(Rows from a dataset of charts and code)
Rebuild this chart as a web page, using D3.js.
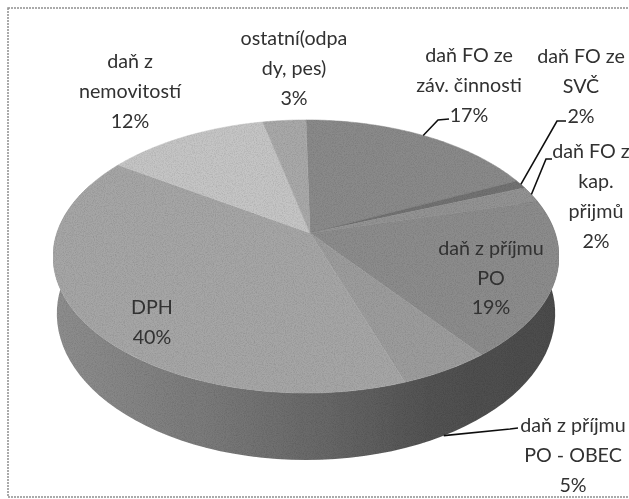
<!DOCTYPE html>
<html>
<head>
<meta charset="utf-8">
<script src="https://cdn.jsdelivr.net/npm/d3@7"></script>
<style>
  html, body { margin: 0; padding: 0; background: #fff; overflow: hidden; }
  text { font-family: Lato, "Open Sans", sans-serif; font-size: 19.7px; fill: #303030; text-anchor: middle; }
</style>
</head>
<body>
<div class="pieChart"></div>
<script>
// Chart data: slice sizes as measured on the picture, the printed percentages are in labelLines
const categories = ["daň FO ze záv. činnosti", "daň FO ze SVČ", "daň FO z kap. příjmů", "daň z příjmu PO",
                    "daň z příjmu PO - OBEC", "DPH", "daň z nemovitostí", "ostatní(odpady, pes)"];
const shares = [18.1, 1, 1.9, 18.6, 5, 39.9, 12.25, 3.25];
const topColors = ["#8a8a8a", "#727272", "#939393", "#8c8c8c", "#9c9c9c", "#a6a6a6", "#c5c5c5", "#a9a9a9"];

// Wrapped label text, same order as categories
const labelLines = [
    ["daň FO ze", "záv. činnosti", "17%"],
    ["daň FO ze", "SVČ", "2%"],
    ["daň FO z", "kap.", "přijmů", "2%"],
    ["daň z příjmu", "PO", "19%"],
    ["daň z příjmu", "PO - OBEC", "5%"],
    ["DPH", "40%"],
    ["daň z", "nemovitostí", "12%"],
    ["ostatní(odpa", "dy, pes)", "3%"]
];
// Label layout: centre x, first baseline y, line height, shift of the first line
const labelX = [469, 581, 596, 491, 573, 152, 130, 294];
const labelY = [62, 63, 158, 255, 432, 314, 68, 45];
const labelGap = [30, 30, 30, 29.5, 30, 30, 30, 30];
const firstLineShift = [0, 0, -5, 0, 0, 0, 0, 0];
// Leader elbows: [elbow, end] per labelled slice, null where there is no leader
const leaderElbows = [
    [[438, 120], [449, 119]],
    [[557, 121], [566, 121]],
    [[546, 159], [552, 159]],
    null,
    [[510, 429], [518, 428]],
    null, null, null
];

const width = 629, height = 499;

// Perspective of the tilted disc: the apex sits above the middle of the visible ellipse
const apex = {x: 310, y: 233};
const rimX = 306;
const scaleX = 249.2, scaleY = 132.5, tilt = 0.172, depth = 55.5;

function project(angle, radius, drop) {
    let px = Math.sin(angle) * radius,
        py = -Math.cos(angle) * radius,
        w = 1 - tilt * py,
        shrink = 1 - 0.015 * drop / depth; // the lower rim is a bit further away
    return [rimX + scaleX * shrink * px / w, apex.y + (scaleY * py + drop) / w];
}

// Sample a rim between two angles
function rim(a0, a1, drop) {
    return d3.range(0, 81).map(i => project(a0 + (a1 - a0) * i / 80, 1, drop));
}

const pie = d3.pie().sort(null).value(d => d);
const slices = pie(shares);
const line = d3.line();

const svg = d3.select(".pieChart").append("svg")
    .attr("width", width)
    .attr("height", height);

const defs = svg.append("defs");
const wallGrad = defs.append("linearGradient")
    .attr("id", "wallGrad")
    .attr("gradientUnits", "userSpaceOnUse")
    .attr("x1", 56).attr("x2", 558).attr("y1", 0).attr("y2", 0);
[[0, "#8e8e8e"], [0.3, "#7a7a7a"], [0.55, "#666666"], [0.75, "#525252"], [1, "#4c4c4c"]].forEach(s => {
    wallGrad.append("stop").attr("offset", s[0]).attr("stop-color", s[1]);
});
// Soft scanned look
defs.append("filter").attr("id", "soft")
    .append("feGaussianBlur").attr("stdDeviation", 0.45);
// Paper grain on the pie
const grain = defs.append("filter").attr("id", "grain")
    .attr("x", 0).attr("y", 0).attr("width", 1).attr("height", 1);
grain.append("feTurbulence")
    .attr("type", "fractalNoise").attr("baseFrequency", 0.9).attr("numOctaves", 2).attr("seed", 4)
    .attr("result", "noise");
grain.append("feColorMatrix")
    .attr("in", "noise").attr("type", "matrix")
    .attr("values", "0 0 0 0 0  0 0 0 0 0  0 0 0 0 0  0.5 0 0 0 -0.2")
    .attr("result", "specks");
grain.append("feComposite")
    .attr("in", "specks").attr("in2", "SourceAlpha").attr("operator", "in")
    .attr("result", "clipped");
const grainMerge = grain.append("feMerge");
grainMerge.append("feMergeNode").attr("in", "SourceGraphic");
grainMerge.append("feMergeNode").attr("in", "clipped");

const chart = svg.append("g").attr("filter", "url(#soft)");

// Frame of the scanned chart
chart.append("rect")
    .attr("x", 8).attr("y", 8)
    .attr("width", 640).attr("height", 489)
    .attr("fill", "#fff")
    .attr("stroke", "#8f8f8f")
    .attr("stroke-width", 1.5)
    .attr("stroke-dasharray", "2 1");

const pieGroup = chart.append("g").attr("filter", "url(#grain)");

// Side wall, one piece along the front of the disc
pieGroup.append("path")
    .attr("fill", "url(#wallGrad)")
    .attr("d", line(rim(Math.PI / 2 - 0.4, 3 * Math.PI / 2 + 0.4, 0)
        .concat(rim(3 * Math.PI / 2 + 0.4, Math.PI / 2 - 0.4, depth))) + "Z");

// Top faces
pieGroup.append("g").selectAll("path")
    .data(slices)
    .enter()
    .append("path")
    .attr("fill", (d, i) => topColors[i])
    .attr("stroke", (d, i) => topColors[i])
    .attr("stroke-width", 0.5)
    .attr("d", d => line([[apex.x, apex.y]].concat(rim(d.startAngle, d.endAngle, 0))) + "Z");

// Leader lines
chart.append("g").selectAll("path")
    .data(slices.filter((d, i) => leaderElbows[i]))
    .enter()
    .append("path")
    .attr("fill", "none")
    .attr("stroke", "#111")
    .attr("stroke-width", 1.6)
    .attr("d", d => {
        let mid = (d.startAngle + d.endAngle) / 2,
            // the 5% leader starts on the lower rim, the others on the top rim
            start = project(mid, 1, d.index === 4 ? depth : 0);
        return line([start].concat(leaderElbows[d.index]));
    });

// Labels
const labels = chart.append("g").selectAll("text")
    .data(labelLines)
    .enter()
    .append("text")
    .attr("aria-label", (d, i) => categories[i]);
labels.selectAll("tspan")
    .data((d, i) => d.map((t, j) => ({
        t: t,
        x: labelX[i] + (j === 0 ? firstLineShift[i] : 0),
        y: labelY[i] + j * labelGap[i]
    })))
    .enter()
    .append("tspan")
    .attr("x", d => d.x)
    .attr("y", d => d.y)
    .text(d => d.t);
</script>
</body>
</html>
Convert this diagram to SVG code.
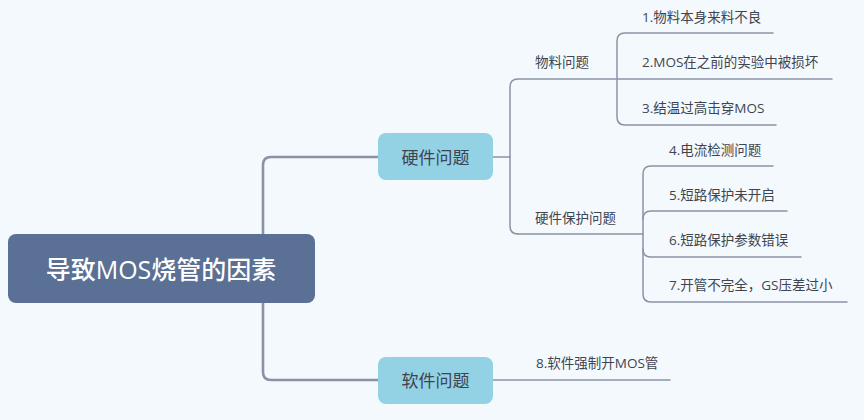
<svg xmlns="http://www.w3.org/2000/svg" width="864" height="420" viewBox="0 0 864 420">
<style>
text{font-family:"Open Sans","Noto Sans CJK SC",sans-serif;dominant-baseline:central}
.root{fill:#5a7094}
.rt{fill:#ffffff;font-size:25px;font-weight:500;text-anchor:middle}
.l1{fill:#93d1e5}
.t1{fill:#3d4450;font-size:17px;text-anchor:middle}
.t2{fill:#3f4550;font-size:13.5px}
.c0{fill:none;stroke:#8a93a5;stroke-width:2.6;stroke-linecap:round}
.c1{fill:none;stroke:#8a93a5;stroke-width:1.5;stroke-linecap:round}
</style>
<rect width="864" height="420" fill="#f4f9fd"/>
<g id="connectors">
<path class="c0" d="M263,234 V165 Q263,157 271,157 H378"/>
<path class="c0" d="M263,303 V372 Q263,380 271,380 H378"/>
<path class="c1" d="M493,157 H510"/>
<path class="c1" d="M518,234 Q510,234 510,226 V87 Q510,79 518,79 H832"/>
<path class="c1" d="M518,234 H643"/>
<path class="c1" d="M773,33 H625 Q617,33 617,41 V117 Q617,125 625,125 H776"/>
<path class="c1" d="M773,166 H651 Q643,166 643,174 V294 Q643,302 651,302 H847"/>
<path class="c1" d="M643,219 Q643,211 651,211 H787"/>
<path class="c1" d="M643,249 Q643,257 651,257 H801"/>
<path class="c1" d="M493,380 H670"/>
</g>
<g id="root"><rect class="root" x="8" y="234" width="307" height="69" rx="8"/><text class="rt" x="161" y="269">导致MOS烧管的因素</text></g>
<g id="hw"><rect class="l1" x="378" y="133" width="115" height="47" rx="8"/><text class="t1" x="435.5" y="157">硬件问题</text></g>
<g id="sw"><rect class="l1" x="378" y="357" width="115" height="47" rx="8"/><text class="t1" x="435.5" y="380">软件问题</text></g>
<g id="material"><text class="t2" x="535" y="62">物料问题</text></g>
<g id="hwprot"><text class="t2" x="535" y="218">硬件保护问题</text></g>
<g id="i1"><text class="t2" x="642" y="17">1.物料本身来料不良</text></g>
<g id="i2"><text class="t2" x="642" y="62">2.MOS在之前的实验中被损坏</text></g>
<g id="i3"><text class="t2" x="642" y="108">3.结温过高击穿MOS</text></g>
<g id="i4"><text class="t2" x="669" y="150">4.电流检测问题</text></g>
<g id="i5"><text class="t2" x="669" y="195">5.短路保护未开启</text></g>
<g id="i6"><text class="t2" x="669" y="240">6.短路保护参数错误</text></g>
<g id="i7"><text class="t2" x="669" y="285">7.开管不完全，GS压差过小</text></g>
<g id="i8"><text class="t2" x="536" y="363">8.软件强制开MOS管</text></g>
</svg>
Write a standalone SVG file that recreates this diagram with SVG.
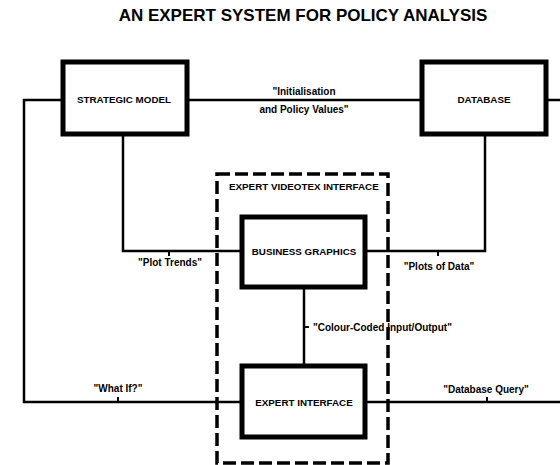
<svg xmlns="http://www.w3.org/2000/svg" width="560" height="465" viewBox="0 0 560 465">
<style>
.box{fill:#fff;stroke:#000;stroke-width:5}
.dash{fill:none;stroke:#000;stroke-width:3.5;stroke-dasharray:13 5}
.ln{fill:none;stroke:#000;stroke-width:2.5}
.tick{fill:none;stroke:#000;stroke-width:2}
.t{font-family:"Liberation Sans",Arial,sans-serif;font-weight:bold;font-size:9.8px;fill:#000;text-anchor:middle}
.l{font-family:"Liberation Sans",Arial,sans-serif;font-weight:bold;font-size:10px;fill:#000;text-anchor:middle}
.title{font-family:"Liberation Sans",Arial,sans-serif;font-weight:900;font-size:17px;fill:#000;text-anchor:middle}
</style>
<rect width="560" height="465" fill="#fff"/>
<text class="title" x="303" y="21">AN EXPERT SYSTEM FOR POLICY ANALYSIS</text>
<g id="connectors">
<path class="ln" d="M63 100 H24 V402 H242"/>
<path class="ln" d="M187 100 H422"/>
<path class="ln" d="M546 100 H560"/>
<path class="ln" d="M123 134 V251 H242"/>
<path class="ln" d="M365 251 H485 V134"/>
<path class="ln" d="M304 287 V366"/>
<path class="ln" d="M365 402 H560"/>
<path class="tick" d="M169 251 V256"/>
<path class="tick" d="M438 251 V256"/>
<path class="tick" d="M118 402 V397"/>
<path class="tick" d="M487 402 V397"/>
<path class="tick" d="M304 327 H309"/>
<text class="l" x="304" y="95">"Initialisation</text>
<text class="l" x="304" y="113">and Policy Values"</text>
<text class="l" x="170" y="266">"Plot Trends"</text>
<text class="l" x="439" y="270">"Plots of Data"</text>
<text class="l" x="313" y="331" style="text-anchor:start">"Colour-Coded Input/Output"</text>
<text class="l" x="118" y="392">"What If?"</text>
<text class="l" x="486" y="393">"Database Query"</text>
</g>
<g id="videotex">
<rect class="dash" x="217" y="174" width="171" height="289"/>
<text class="t" x="229" y="190" style="text-anchor:start">EXPERT VIDEOTEX INTERFACE</text>
</g>
<g id="strategic-model">
<rect class="box" x="63" y="62" width="124" height="72"/>
<text class="t" x="124" y="103">STRATEGIC MODEL</text>
</g>
<g id="database">
<rect class="box" x="422" y="62" width="124" height="72"/>
<text class="t" x="484" y="103">DATABASE</text>
</g>
<g id="business-graphics">
<rect class="box" x="242" y="217" width="123" height="70"/>
<text class="t" x="304" y="255">BUSINESS GRAPHICS</text>
</g>
<g id="expert-interface">
<rect class="box" x="242" y="366" width="123" height="71"/>
<text class="t" x="304" y="406">EXPERT INTERFACE</text>
</g>
</svg>
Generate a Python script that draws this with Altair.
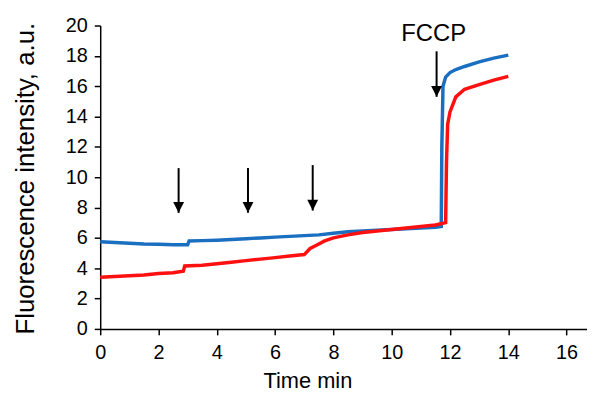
import altair as alt
import pandas as pd

# ---- data ----
blue_t = [0, 0.5, 1, 1.5, 2, 2.5, 3.0, 3.05, 3.5, 4, 4.5, 5, 5.5, 6, 6.5, 7, 7.5, 8, 8.5, 9,
          9.5, 10, 10.5, 11, 11.5, 11.7, 11.72, 11.76, 11.85, 12.0, 12.2, 12.5, 13, 13.5, 14.0]
blue_v = [5.75, 5.7, 5.65, 5.6, 5.58, 5.55, 5.55, 5.8, 5.82, 5.85, 5.9, 5.95, 6.0, 6.05, 6.1,
          6.15, 6.2, 6.3, 6.4, 6.45, 6.5, 6.55, 6.6, 6.65, 6.7, 6.75, 12.0, 16.0, 16.6, 16.9,
          17.1, 17.3, 17.6, 17.85, 18.05]

red_t = [0, 0.5, 1, 1.5, 2, 2.5, 2.85, 2.9, 3.5, 4, 4.5, 5, 5.5, 6, 6.5, 7.0, 7.2, 7.4, 7.7,
         8.0, 8.5, 9, 9.5, 10, 10.5, 11, 11.5, 11.85, 11.88, 11.92, 12.0, 12.2, 12.5, 13, 13.5, 14.0]
red_v = [3.4, 3.45, 3.5, 3.55, 3.65, 3.7, 3.8, 4.15, 4.2, 4.3, 4.4, 4.5, 4.6, 4.7, 4.8, 4.9,
         5.3, 5.5, 5.8, 6.0, 6.2, 6.35, 6.45, 6.55, 6.65, 6.75, 6.85, 7.0, 11.0, 13.5, 14.3,
         15.3, 15.8, 16.1, 16.4, 16.65]

arrow_t = [2.69, 5.07, 7.29, 11.54]
arrow_top = [10.6, 10.6, 10.8, 18.3]
arrow_tip = [7.65, 7.65, 7.8, 15.3]

label_text = ["FCCP"]
label_t = [11.44]
label_v = [18.95]

x_ticks = [0, 2, 4, 6, 8, 10, 12, 14, 16]
y_ticks = [0, 2, 4, 6, 8, 10, 12, 14, 16, 18, 20]

FONT = "Liberation Sans"

blue_df = pd.DataFrame({"t": blue_t, "v": blue_v})
red_df = pd.DataFrame({"t": red_t, "v": red_v})
arrows_df = pd.DataFrame({"t": arrow_t, "top": arrow_top, "tip": arrow_tip})
label_df = pd.DataFrame({"t": label_t, "v": label_v, "txt": label_text})

xscale = alt.Scale(domain=[0, 16.7], nice=False, zero=False)
yscale = alt.Scale(domain=[0, 20], nice=False)

xaxis = alt.Axis(values=x_ticks, title="Time min", grid=False, domainColor="black",
                 domainWidth=1.5, tickColor="black", tickWidth=1.5, tickSize=6,
                 labelFont=FONT, labelFontSize=20, labelColor="black", labelPadding=8,
                 labelFlush=False, labelOverlap=False,
                 titleFont=FONT, titleFontSize=22, titleFontWeight="normal", titleColor="black",
                 titleX=209, titleY=52, titleBaseline="middle", titleAlign="center")
yaxis = alt.Axis(values=y_ticks, title="Fluorescence intensity, a.u.", grid=False,
                 domainColor="black", domainWidth=1.5, tickColor="black", tickWidth=1.5,
                 tickSize=6, labelFont=FONT, labelFontSize=20, labelColor="black",
                 labelPadding=7, labelFlush=False, labelOverlap=False,
                 titleFont=FONT, titleFontSize=26, titleFontWeight="normal", titleColor="black",
                 titleX=-75, titleY=154, titleAngle=-90, titleBaseline="middle",
                 titleAlign="center")

blue_line = alt.Chart(blue_df).mark_line(color="#1a6fc0", strokeWidth=3.5).encode(
    x=alt.X("t:Q", scale=xscale, axis=xaxis),
    y=alt.Y("v:Q", scale=yscale, axis=yaxis),
)
red_line = alt.Chart(red_df).mark_line(color="#ff1010", strokeWidth=3.5).encode(
    x=alt.X("t:Q", scale=xscale, axis=xaxis),
    y=alt.Y("v:Q", scale=yscale, axis=yaxis),
)
shafts = alt.Chart(arrows_df).mark_rule(color="black", strokeWidth=2).encode(
    x=alt.X("t:Q", scale=xscale, axis=xaxis),
    y=alt.Y("top:Q", scale=yscale, axis=yaxis),
    y2="tip:Q",
)
heads = alt.Chart(arrows_df).mark_point(
    shape="M-0.5,-1 L0.5,-1 L0,0 Z", filled=True, color="black", opacity=1, size=484,
    strokeWidth=0,
).encode(
    x=alt.X("t:Q", scale=xscale, axis=xaxis),
    y=alt.Y("tip:Q", scale=yscale, axis=yaxis),
)
label = alt.Chart(label_df).mark_text(font=FONT, fontSize=24, color="black",
                                      align="center", baseline="alphabetic").encode(
    x=alt.X("t:Q", scale=xscale, axis=xaxis),
    y=alt.Y("v:Q", scale=yscale, axis=yaxis),
    text="txt:N",
)

chart = alt.layer(blue_line, red_line, shafts, heads, label).properties(
    width=491, height=306,
    autosize=alt.AutoSizeParams(type="none"),
    padding={"left": 93, "top": 16, "right": 0, "bottom": 67},
    background="white",
).configure_view(stroke=None)

chart.save("out.html", embed_options={"renderer": "svg", "actions": False})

* Written exercise *
Would you restate, exactly and with no pictures, the lines of the entries above from the one containing "Generate a Python" through the one containing "import pandas as pd"?

* Task output *
Generate a Python script that draws this with Altair.
import altair as alt
import pandas as pd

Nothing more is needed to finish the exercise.